Just before her 60th birthday, actress Andie MacDowell is promoting the April 6 wide release of Love After Love, an indie movie about grief and mourning that has earned good reviews (it has a 100 percent rating on Rotten Tomatoes) and a lot of buzz, in part because she does her first nude scene.
“Everyone’s made a big deal out of it,” MacDowell told Deadline Hollywood's Pete Hammond. “Andie MacDowell does first nude scene!” But the former supermodel, who shot to fame (and an Independent Spirit Award and three Golden Globe nominations) at 31 in Sex, Lies, and Videotape, thinks the film — a sensitive, John Cassavetes-like study of the effect of grief on a new widow and her son (Chris O’Dowd) — “means more as a kind of revealing of the soul.”
That may be, but it’s also relevant that MacDowell, who — like Helen Mirren — defies aging, told Us magazine, “The beauty myth that I’d like to debunk is that you must be young to be beautiful. Age isn’t a detriment, and we don’t need to chase youth. We should all embrace every moment of our life.”
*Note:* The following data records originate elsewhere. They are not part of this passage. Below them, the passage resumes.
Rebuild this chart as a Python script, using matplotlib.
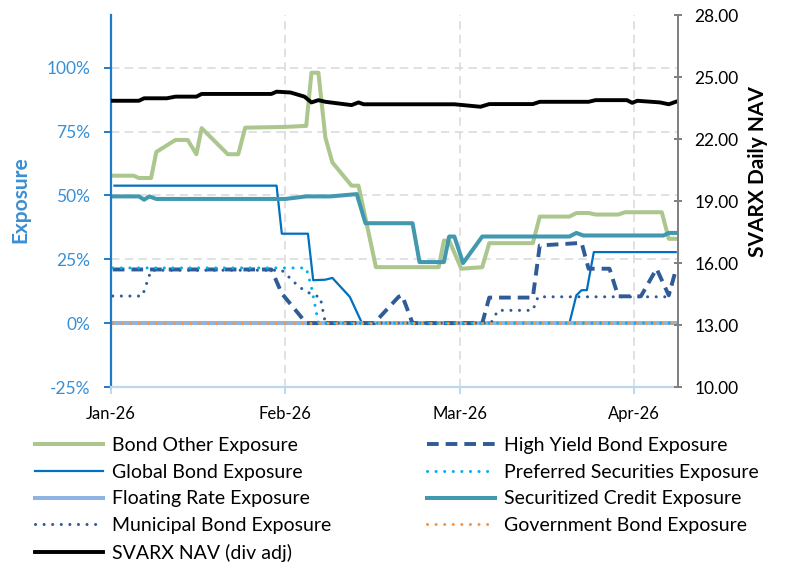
import matplotlib.pyplot as plt
from matplotlib.ticker import FuncFormatter, FixedLocator

plt.rcParams['font.family'] = ['Lato', 'DejaVu Sans']

# x axis: months since Jan-26 (ticks are equally spaced per month)
month_ticks = [0, 1, 2, 3]
month_labels = ['Jan-26', 'Feb-26', 'Mar-26', 'Apr-26']

# exposures in percent
bond_other_x = [0.01, 0.13, 0.16, 0.23, 0.26, 0.37, 0.44, 0.49, 0.52, 0.67, 0.73, 0.77,
                1.00, 1.12, 1.15, 1.19, 1.23, 1.27, 1.38, 1.42, 1.52, 1.88, 1.91, 1.94,
                2.01, 2.13, 2.17, 2.42, 2.46, 2.63, 2.67, 2.74, 2.78, 2.91, 2.95, 3.16,
                3.20, 3.24]
bond_other_y = [57.7, 57.7, 56.8, 56.8, 67.0, 71.7, 71.7, 66.1, 76.3, 66.1, 66.1, 76.5,
                76.8, 77.2, 98.0, 98.0, 72.6, 62.9, 53.8, 53.8, 21.9, 21.9, 32.3, 32.3,
                21.3, 21.9, 31.3, 31.3, 41.7, 41.7, 43.1, 43.1, 42.5, 42.5, 43.4, 43.4,
                33.0, 33.0]

global_x = [0.02, 0.95, 0.98, 1.13, 1.16, 1.23, 1.27, 1.37, 1.44, 2.63, 2.67, 2.70,
            2.73, 2.77, 3.24]
global_y = [53.8, 53.8, 35.0, 35.0, 16.8, 17.0, 17.7, 10.3, 0.0, 0.0, 10.9, 12.9,
            12.9, 27.8, 27.8]

floating_x = [0.01, 3.24]
floating_y = [0.0, 0.0]

muni_x = [0.01, 0.18, 0.23, 0.98, 1.08, 1.16, 1.20, 1.23, 2.18, 2.22, 2.42, 2.45,
          3.20, 3.24]
muni_y = [10.6, 10.6, 20.7, 20.7, 14.1, 10.9, 10.3, 0.0, 0.0, 5.0, 5.0, 10.3,
          10.3, 20.7]

high_yield_x = [0.01, 0.92, 0.98, 1.12, 1.51, 1.65, 1.67, 1.73, 2.13, 2.17, 2.42, 2.46,
                2.70, 2.74, 2.86, 2.91, 3.04, 3.13, 3.20, 3.24]
high_yield_y = [21.0, 21.0, 11.6, 0.0, 0.0, 10.3, 10.9, 0.0, 0.0, 10.0, 10.0, 30.4,
                31.4, 21.3, 21.3, 10.5, 10.5, 21.3, 10.9, 20.7]

preferred_x = [0.01, 1.12, 1.15, 1.19, 3.24]
preferred_y = [21.6, 21.6, 14.1, 0.0, 0.0]

securitized_x = [0.01, 0.16, 0.19, 0.22, 0.26, 1.00, 1.12, 1.26, 1.41, 1.46, 1.73, 1.77,
                 1.91, 1.94, 1.97, 2.02, 2.13, 2.63, 2.67, 2.71, 3.17, 3.20, 3.24]
securitized_y = [49.6, 49.6, 48.3, 49.6, 48.6, 48.6, 49.6, 49.6, 50.5, 39.1, 39.1, 23.9,
                 23.9, 33.9, 33.9, 23.5, 33.9, 33.9, 35.3, 34.3, 34.3, 35.3, 35.3]

government_x = [0.01, 3.24]
government_y = [0.0, 0.0]

# NAV (right axis)
nav_x = [0.01, 0.16, 0.19, 0.32, 0.37, 0.49, 0.52, 0.92, 0.95, 1.03, 1.11, 1.15,
         1.19, 1.23, 1.38, 1.42, 1.45, 1.97, 2.12, 2.17, 2.42, 2.46, 2.74, 2.78,
         2.96, 2.99, 3.02, 3.15, 3.20, 3.24]
nav_y = [23.85, 23.85, 23.97, 23.97, 24.05, 24.05, 24.18, 24.18, 24.29, 24.25, 24.05, 23.77,
         23.88, 23.80, 23.64, 23.77, 23.68, 23.68, 23.56, 23.69, 23.69, 23.80, 23.80, 23.88,
         23.88, 23.75, 23.85, 23.77, 23.68, 23.80]

fig = plt.figure(figsize=(7.86, 5.65), dpi=100)
ax = fig.add_axes([111 / 786, 1 - 387 / 565, 567 / 786, 372 / 565])
ax2 = ax.twinx()

dot = (0, (0.01, 2.8))
h_other, = ax.plot(bond_other_x, bond_other_y, color='#abc78e', lw=2.9, label='Bond Other Exposure')
h_global, = ax.plot(global_x, global_y, color='#0070c0', lw=1.6, label='Global Bond Exposure')
h_float, = ax.plot(floating_x, floating_y, color='#8db4e2', lw=2.9, label='Floating Rate Exposure')
h_muni, = ax.plot(muni_x, muni_y, color='#2f5b96', lw=2.2, linestyle=dot,
                  dash_capstyle='round', label='Municipal Bond Exposure')
h_hy, = ax.plot(high_yield_x, high_yield_y, color='#2f5b96', lw=2.8, linestyle=(0, (3.0, 1.8)),
                label='High Yield Bond Exposure')
h_pref, = ax.plot(preferred_x, preferred_y, color='#00b0f0', lw=2.2, linestyle=dot,
                  dash_capstyle='round', label='Preferred Securities Exposure')
h_sec, = ax.plot(securitized_x, securitized_y, color='#4198af', lw=2.9, label='Securitized Credit Exposure')
h_gov, = ax.plot(government_x, government_y, color='#f79646', lw=2.2, linestyle=dot,
                 dash_capstyle='round', label='Government Bond Exposure')
h_nav, = ax2.plot(nav_x, nav_y, color='black', lw=2.8, label='SVARX NAV (div adj)')

# left axis
ax.set_xlim(0, 3.253)
ax.set_ylim(-25, 120.6)
ax.yaxis.set_major_locator(FixedLocator([-25, 0, 25, 50, 75, 100]))
ax.yaxis.set_major_formatter(FuncFormatter(lambda v, p: '%d%%' % v))
ax.xaxis.set_major_locator(FixedLocator(month_ticks))
ax.set_xticklabels(month_labels)
ax.grid(True, color='#d9d9d9', lw=1.1, linestyle=(0, (5.5, 3.5)))
ax.set_axisbelow(True)

ax.spines['top'].set_visible(False)
ax.spines['right'].set_visible(False)
ax.spines['left'].set_color('#1f7bc8')
ax.spines['left'].set_linewidth(1.6)
ax.spines['bottom'].set_color('#bdd7ee')
ax.spines['bottom'].set_linewidth(1.6)
ax.tick_params(axis='y', colors='#1f7bc8', labelcolor='#3a8fd4', labelsize=12.5, length=5,
               width=1.4, pad=10)
ax.tick_params(axis='x', colors='#bdd7ee', labelcolor='black', labelsize=12, length=5,
               width=1.4, pad=8.5)
ax.set_ylabel('Exposure', color='#3a8fd4', fontsize=15, fontweight='bold')
ax.yaxis.set_label_coords(-0.143, 0.505)

# right axis
ax2.set_ylim(10, 28)
ax2.yaxis.set_major_locator(FixedLocator([10, 13, 16, 19, 22, 25, 28]))
ax2.yaxis.set_major_formatter(FuncFormatter(lambda v, p: '%.2f' % v))
for s in ['top', 'left', 'bottom']:
    ax2.spines[s].set_visible(False)
ax2.spines['right'].set_color('#7f7f7f')
ax2.spines['right'].set_linewidth(1.4)
ax2.tick_params(axis='y', colors='#7f7f7f', labelcolor='black', labelsize=12.5, length=6,
                width=1.4, direction='inout', pad=9)
ax2.set_ylabel('SVARX Daily NAV', fontsize=15, fontweight='bold')
ax2.yaxis.set_label_coords(1.123, 0.58)

leg_kw = dict(loc='upper left', frameon=False, fontsize=14, handlelength=3.5,
              handletextpad=0.46, labelspacing=0.5, borderpad=0, borderaxespad=0)
fig.legend(handles=[h_other, h_global, h_float, h_muni, h_nav],
           bbox_to_anchor=(35 / 786, 1 - 437 / 565), **leg_kw)
fig.legend(handles=[h_hy, h_pref, h_sec, h_gov],
           bbox_to_anchor=(427 / 786, 1 - 437 / 565), **leg_kw)

fig.savefig('out.png', dpi=100)
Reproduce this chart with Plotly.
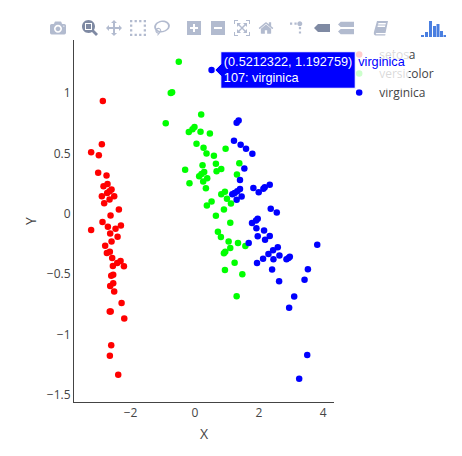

MacDowell’s performance drove Sex, Lies, and Videotape, which historian Peter Biskind, 77, calls “the Big Bang of the modern indie film movement.” It put the Sundance Film Festival on the map and made stars of director Steven Soderbergh and Oscar-hogging Miramax Pictures.
But MacDowell told Hammond her part in Love After Love is more interesting “because there’s something about a mature woman that I find fascinating, that you will never get from a young woman. There is more depth. The beauty of a mature woman is quite often lost on a culture that glorifies youth. I think that I am much more interesting now than I ever was when I was 30.”